Ct Scan

It has been a while since my last post. To be exact my last post was on February 21, 2021. I haven’t posted because things have been good or bad but because you learn to live with the aftermath of cancer. Some people assume your fine because your not in treatment but the ugly reality is cancer is the gift that keeps on giving.

Yes, cancer can be a gift. As crazy as it sounds you learn so much about yourself and others. You learn to put yourself first as much as you can. But you also realize that you are strong then you think. It’s all about the mindset.

Well my mindset today is not the most positive. I had my CT Scan on Tuesday. The process of going to get a scan plays with your mind. You relive the whole journey. You pray that nothing comes back. And you hold the tears back as the scan machine tell you to hold your breath.
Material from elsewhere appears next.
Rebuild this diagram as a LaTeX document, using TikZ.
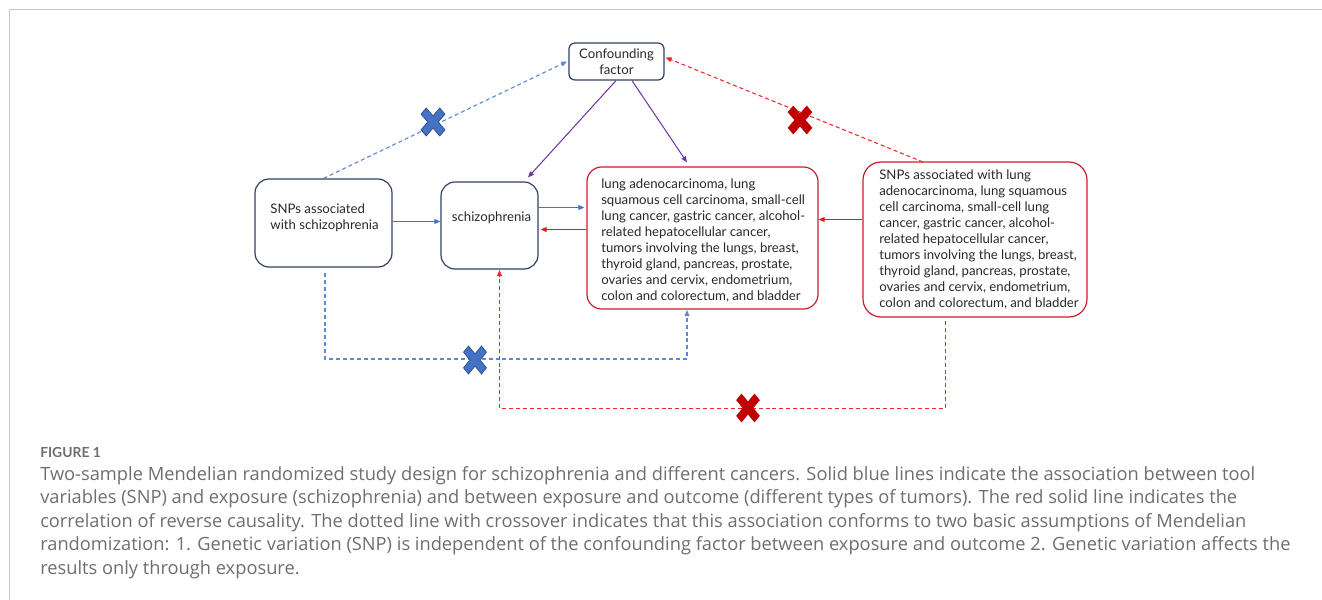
\documentclass[tikz,border=0pt]{standalone}
\usepackage{fontspec}
\setmainfont{Lato}
\newfontfamily\captfont{Open Sans}
\usetikzlibrary{arrows.meta,calc}
\definecolor{navy}{RGB}{47,64,100}
\definecolor{boxred}{RGB}{200,30,40}
\definecolor{linered}{RGB}{225,25,30}
\definecolor{dashred}{RGB}{235,40,40}
\definecolor{lineblue}{RGB}{68,114,196}
\definecolor{dashblue}{RGB}{95,135,215}
\definecolor{xblue}{RGB}{68,114,196}
\definecolor{xblueedge}{RGB}{47,82,143}
\definecolor{xred}{RGB}{192,0,0}
\definecolor{purp}{RGB}{112,48,160}
\definecolor{framegrey}{RGB}{200,200,200}
\definecolor{captgrey}{RGB}{110,110,110}
\definecolor{txt}{RGB}{40,40,40}
\tikzset{
  navybox/.style={draw=navy, line width=0.9pt, inner sep=0pt},
  redbox/.style={draw=boxred, line width=0.9pt, inner sep=0pt},
  dtext/.style={text=txt, font=\fontsize{9.9}{11.93}\selectfont, inner sep=0pt},
  arr/.style={-{Triangle[length=4.5pt,width=3.6pt]}, line width=0.75pt},
  dsh/.style={dash pattern=on 3pt off 2.2pt, line width=0.8pt},
  capt/.style={text=captgrey, font=\captfont\fontsize{13.7}{17}\selectfont, anchor=base west, inner sep=0pt},
  xcross/.pic={\path[pic actions] (-7.35,13.01) -- (-13.01,7.35) -- (-5.66,0) -- (-13.01,-7.35) -- (-7.35,-13.01) -- (0,-5.66) -- (7.35,-13.01) -- (13.01,-7.35) -- (5.66,0) -- (13.01,7.35) -- (7.35,13.01) -- (0,5.66) -- cycle;}
}
\begin{document}
\begin{tikzpicture}[x=0.75pt,y=-0.75pt]
\useasboundingbox (0,0) rectangle (1322,600);
\draw[framegrey, line width=1.1pt] (9.5,600) -- (9.5,9.5) -- (1322,9.5);

% boxes
\node[navybox, rounded corners=4.5pt, minimum width=71.25pt, minimum height=27.75pt, align=center, dtext] (conf) at (616.5,61.5) {Confounding\\factor};
\node[navybox, rounded corners=10.5pt, minimum width=102.75pt, minimum height=66pt] (snp1) at (323.5,223) {};
\node[navybox, rounded corners=10.5pt, minimum width=72.75pt, minimum height=65.25pt] (schiz) at (489.5,225.5) {};
\node[redbox, rounded corners=11pt, minimum width=173.25pt, minimum height=106.5pt] (out) at (702.5,238) {};
\node[redbox, rounded corners=13.5pt, minimum width=168pt, minimum height=116.25pt] (snp2) at (975,239.5) {};

% texts
\node[dtext, align=left] (t-snp1) at (324.5,217.5) {SNPs associated\\with schizophrenia};
\node[dtext] (t-schiz) at (491.5,218) {schizophrenia};
\node[dtext, align=left, anchor=west] (t-out) at (601,240.5) {lung adenocarcinoma, lung\\squamous cell carcinoma, small-cell\\lung cancer, gastric cancer, alcohol-\\related hepatocellular cancer,\\tumors involving the lungs, breast,\\thyroid gland, pancreas, prostate,\\ovaries and cervix, endometrium,\\colon and colorectum, and bladder};
\node[dtext, align=left, anchor=west] (t-snp2) at (879,239.5) {SNPs associated with lung\\adenocarcinoma, lung squamous\\cell carcinoma, small-cell lung\\cancer, gastric cancer, alcohol-\\related hepatocellular cancer,\\tumors involving the lungs, breast,\\thyroid gland, pancreas, prostate,\\ovaries and cervix, endometrium,\\colon and colorectum, and bladder};

% solid connectors
\draw[arr, lineblue] (snp1.east |- 0,221.5) -- (schiz.west |- 0,221.5);
\draw[arr, lineblue] (schiz.east |- 0,207.5) -- ([xshift=-1.5pt]out.west |- 0,207.5);
\draw[arr, linered] (out.west |- 0,229.5) -- ([xshift=1.5pt]schiz.east |- 0,229.5);
\draw[arr, linered] (snp2.west |- 0,219.5) -- (out.east |- 0,219.5);
\draw[arr, purp] ($(conf.south)+(-0.5,0)$) -- ($(schiz.north)+(38.5,-4)$);
\draw[arr, purp] ($(conf.south)+(15.5,0)$) -- ($(out.north)+(-15.5,-4)$);

% dashed connectors
\coordinate (r1) at (923,162);
\draw[arr, dsh, dashblue] (snp1.north) -- ([xshift=-1pt]conf.west);
\draw[arr, dsh, dashred] (r1) -- ($(conf.east)+(1,-4)$);
\coordinate (ob) at (687,310);
\coordinate (sb) at (499.5,270);
\coordinate (r2) at (945.5,321);
\draw[arr, dsh, dashblue] (325,273) |- (ob |- 0,359) -- (ob);
\draw[arr, dsh, dashred] (r2) |- (sb |- 0,408.5) -- (sb);

% crosses
\pic[fill=xblue, draw=xblueedge, line width=0.6pt, xscale=0.92, yscale=1.07] at (433,122) {xcross};
\pic[fill=xblue, draw=xblueedge, line width=0.6pt, xscale=0.88, yscale=1.07] at (475,360) {xcross};
\pic[fill=xred, draw=xred, line width=0.4pt, xscale=0.92, yscale=1.07] at (800,120) {xcross};
\pic[fill=xred, draw=xred, line width=0.4pt, xscale=0.88, yscale=1.07] at (748,408) {xcross};

% caption
\node[text=captgrey, font=\bfseries\fontsize{10.4}{12}\selectfont, anchor=base west, inner sep=0pt] (fig) at (40,457) {FIGURE 1};
\node[capt] (c1) at (40,480) {Two-sample Mendelian randomized study design for schizophrenia and different cancers. Solid blue lines indicate the association between tool};
\node[capt] (c2) at (40,503.5) {variables (SNP) and exposure (schizophrenia) and between exposure and outcome (different types of tumors). The red solid line indicates the};
\node[capt] (c3) at (40,527) {correlation of reverse causality. The dotted line with crossover indicates that this association conforms to two basic assumptions of Mendelian};
\node[capt] (c4) at (40,550.5) {randomization: 1. Genetic variation (SNP) is independent of the confounding factor between exposure and outcome 2. Genetic variation affects the};
\node[capt] (c5) at (40,574) {results only through exposure.};
\end{tikzpicture}
\end{document}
So it is now Saturday and no results! I usually get them within 48 hours. It has been four days. The kicker is I called my oncologist on Friday asking her if she got the results. I was told no but that we would go over it on Monday at 12:30. So I wait a few more days. I play the mind game but fry to stay busy. It the silent time that kills me the most! If I stay busy then I am fine. But if not I play so many sinceros in my head. Cancer really sucks! It just a realty that one must live with. The fear truly never really goes away but you learn to deal with it. But then you have days like today that you just want it to be Monday!

My prayer is that everything is good and I remain NED! I pray for peace for anyone going through this journey. For now I wait! But like always, I GOT THIS! I am blessed!